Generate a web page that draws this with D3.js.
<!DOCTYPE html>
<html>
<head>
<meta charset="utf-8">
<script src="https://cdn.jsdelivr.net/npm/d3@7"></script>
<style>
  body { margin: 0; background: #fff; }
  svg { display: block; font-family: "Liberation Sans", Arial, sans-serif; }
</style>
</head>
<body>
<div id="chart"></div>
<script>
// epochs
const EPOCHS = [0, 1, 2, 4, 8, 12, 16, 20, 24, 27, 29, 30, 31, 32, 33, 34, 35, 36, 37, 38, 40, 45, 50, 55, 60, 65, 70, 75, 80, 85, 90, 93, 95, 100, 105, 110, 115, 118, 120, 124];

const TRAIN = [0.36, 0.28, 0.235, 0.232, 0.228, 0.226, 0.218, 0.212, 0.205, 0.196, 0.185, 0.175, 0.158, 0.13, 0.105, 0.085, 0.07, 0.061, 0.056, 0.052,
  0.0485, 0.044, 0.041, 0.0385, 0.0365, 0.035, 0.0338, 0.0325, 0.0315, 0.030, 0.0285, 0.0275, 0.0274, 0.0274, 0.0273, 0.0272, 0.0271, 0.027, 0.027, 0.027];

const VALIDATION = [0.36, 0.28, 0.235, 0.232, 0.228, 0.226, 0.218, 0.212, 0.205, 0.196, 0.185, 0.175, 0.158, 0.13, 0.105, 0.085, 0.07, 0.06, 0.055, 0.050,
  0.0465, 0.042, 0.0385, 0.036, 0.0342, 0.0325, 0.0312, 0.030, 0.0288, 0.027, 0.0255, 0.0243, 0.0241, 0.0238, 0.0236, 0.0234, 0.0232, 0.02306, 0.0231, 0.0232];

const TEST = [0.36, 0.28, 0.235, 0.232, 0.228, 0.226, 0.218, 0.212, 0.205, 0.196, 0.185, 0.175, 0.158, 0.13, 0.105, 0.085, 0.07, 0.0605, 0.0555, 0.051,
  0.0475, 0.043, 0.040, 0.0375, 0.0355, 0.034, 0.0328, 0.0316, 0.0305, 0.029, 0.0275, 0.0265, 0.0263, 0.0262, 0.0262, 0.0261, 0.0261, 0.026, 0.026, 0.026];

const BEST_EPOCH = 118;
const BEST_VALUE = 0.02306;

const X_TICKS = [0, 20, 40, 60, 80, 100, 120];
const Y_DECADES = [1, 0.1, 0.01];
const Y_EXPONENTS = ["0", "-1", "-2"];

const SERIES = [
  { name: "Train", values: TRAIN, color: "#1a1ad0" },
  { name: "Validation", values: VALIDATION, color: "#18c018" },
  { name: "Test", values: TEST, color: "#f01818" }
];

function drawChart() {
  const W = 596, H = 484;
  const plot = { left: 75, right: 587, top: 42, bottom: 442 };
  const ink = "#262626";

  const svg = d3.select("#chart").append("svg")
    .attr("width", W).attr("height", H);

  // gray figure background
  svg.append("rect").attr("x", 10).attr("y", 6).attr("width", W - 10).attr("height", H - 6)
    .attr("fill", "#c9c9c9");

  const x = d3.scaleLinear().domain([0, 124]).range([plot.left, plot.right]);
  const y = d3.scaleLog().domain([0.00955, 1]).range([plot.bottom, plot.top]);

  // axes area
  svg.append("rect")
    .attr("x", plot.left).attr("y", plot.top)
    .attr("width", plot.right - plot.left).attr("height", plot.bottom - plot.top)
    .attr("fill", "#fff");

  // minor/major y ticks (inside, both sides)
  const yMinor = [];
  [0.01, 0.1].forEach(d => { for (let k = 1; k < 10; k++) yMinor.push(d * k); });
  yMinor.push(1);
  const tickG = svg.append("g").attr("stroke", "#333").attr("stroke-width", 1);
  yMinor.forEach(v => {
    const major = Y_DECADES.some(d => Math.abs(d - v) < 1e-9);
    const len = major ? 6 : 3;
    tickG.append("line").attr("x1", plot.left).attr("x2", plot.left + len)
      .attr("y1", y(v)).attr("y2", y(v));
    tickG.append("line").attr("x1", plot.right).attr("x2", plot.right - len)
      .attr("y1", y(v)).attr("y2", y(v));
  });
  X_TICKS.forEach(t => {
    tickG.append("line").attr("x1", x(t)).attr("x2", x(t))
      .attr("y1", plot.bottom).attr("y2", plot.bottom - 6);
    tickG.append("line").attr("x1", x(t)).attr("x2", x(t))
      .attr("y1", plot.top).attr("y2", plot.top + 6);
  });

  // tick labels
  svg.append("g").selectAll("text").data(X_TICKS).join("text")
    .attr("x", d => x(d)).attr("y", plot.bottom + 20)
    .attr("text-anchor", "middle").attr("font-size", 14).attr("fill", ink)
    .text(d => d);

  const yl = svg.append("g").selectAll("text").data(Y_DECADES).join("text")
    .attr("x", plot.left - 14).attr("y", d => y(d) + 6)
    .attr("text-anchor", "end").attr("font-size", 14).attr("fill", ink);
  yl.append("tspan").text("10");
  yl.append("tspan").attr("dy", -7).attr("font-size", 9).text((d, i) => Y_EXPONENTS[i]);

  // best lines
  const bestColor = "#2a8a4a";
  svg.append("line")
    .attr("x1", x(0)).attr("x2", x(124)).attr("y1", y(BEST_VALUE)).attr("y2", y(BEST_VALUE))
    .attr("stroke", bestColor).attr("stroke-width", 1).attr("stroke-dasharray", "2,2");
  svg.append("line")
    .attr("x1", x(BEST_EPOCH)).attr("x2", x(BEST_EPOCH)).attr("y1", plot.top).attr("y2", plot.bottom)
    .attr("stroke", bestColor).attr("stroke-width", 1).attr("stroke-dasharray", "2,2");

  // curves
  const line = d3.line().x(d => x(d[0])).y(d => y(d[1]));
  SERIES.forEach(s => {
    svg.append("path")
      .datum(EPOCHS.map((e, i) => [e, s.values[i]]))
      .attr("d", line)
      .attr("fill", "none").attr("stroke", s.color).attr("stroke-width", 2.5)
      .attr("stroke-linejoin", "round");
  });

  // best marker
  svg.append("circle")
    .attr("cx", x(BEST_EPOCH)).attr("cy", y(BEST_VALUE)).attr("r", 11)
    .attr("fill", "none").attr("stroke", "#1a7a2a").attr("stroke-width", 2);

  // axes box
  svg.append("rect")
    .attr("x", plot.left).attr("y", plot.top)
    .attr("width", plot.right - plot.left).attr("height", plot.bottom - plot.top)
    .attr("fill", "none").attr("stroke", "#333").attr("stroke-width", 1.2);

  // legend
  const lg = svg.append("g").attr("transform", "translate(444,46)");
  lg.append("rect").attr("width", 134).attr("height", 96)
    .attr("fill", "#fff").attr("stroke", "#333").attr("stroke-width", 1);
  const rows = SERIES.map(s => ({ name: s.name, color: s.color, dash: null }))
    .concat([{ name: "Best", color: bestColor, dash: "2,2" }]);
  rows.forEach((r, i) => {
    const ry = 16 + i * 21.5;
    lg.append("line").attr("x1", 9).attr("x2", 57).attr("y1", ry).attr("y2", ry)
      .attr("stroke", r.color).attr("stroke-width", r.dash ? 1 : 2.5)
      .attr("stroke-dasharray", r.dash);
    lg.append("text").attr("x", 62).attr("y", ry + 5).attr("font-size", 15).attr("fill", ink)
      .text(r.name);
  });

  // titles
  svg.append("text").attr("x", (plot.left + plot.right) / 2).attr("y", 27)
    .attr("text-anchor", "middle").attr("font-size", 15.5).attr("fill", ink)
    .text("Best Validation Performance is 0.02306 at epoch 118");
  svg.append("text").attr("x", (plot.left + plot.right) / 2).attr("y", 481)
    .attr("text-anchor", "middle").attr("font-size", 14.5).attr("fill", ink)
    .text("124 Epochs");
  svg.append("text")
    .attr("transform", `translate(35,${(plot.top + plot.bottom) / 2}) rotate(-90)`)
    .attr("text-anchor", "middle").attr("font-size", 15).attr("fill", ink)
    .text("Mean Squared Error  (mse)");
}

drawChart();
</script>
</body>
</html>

────────

Work to do ▸ Return a word-for-word copy of the lines from the beginning of the listing to the line holding "0.027, 0.027, 0.027];", both kept.

Exercise solution ▸
Generate a web page that draws this with D3.js.
<!DOCTYPE html>
<html>
<head>
<meta charset="utf-8">
<script src="https://cdn.jsdelivr.net/npm/d3@7"></script>
<style>
  body { margin: 0; background: #fff; }
  svg { display: block; font-family: "Liberation Sans", Arial, sans-serif; }
</style>
</head>
<body>
<div id="chart"></div>
<script>
// epochs
const EPOCHS = [0, 1, 2, 4, 8, 12, 16, 20, 24, 27, 29, 30, 31, 32, 33, 34, 35, 36, 37, 38, 40, 45, 50, 55, 60, 65, 70, 75, 80, 85, 90, 93, 95, 100, 105, 110, 115, 118, 120, 124];

const TRAIN = [0.36, 0.28, 0.235, 0.232, 0.228, 0.226, 0.218, 0.212, 0.205, 0.196, 0.185, 0.175, 0.158, 0.13, 0.105, 0.085, 0.07, 0.061, 0.056, 0.052,
  0.0485, 0.044, 0.041, 0.0385, 0.0365, 0.035, 0.0338, 0.0325, 0.0315, 0.030, 0.0285, 0.0275, 0.0274, 0.0274, 0.0273, 0.0272, 0.0271, 0.027, 0.027, 0.027];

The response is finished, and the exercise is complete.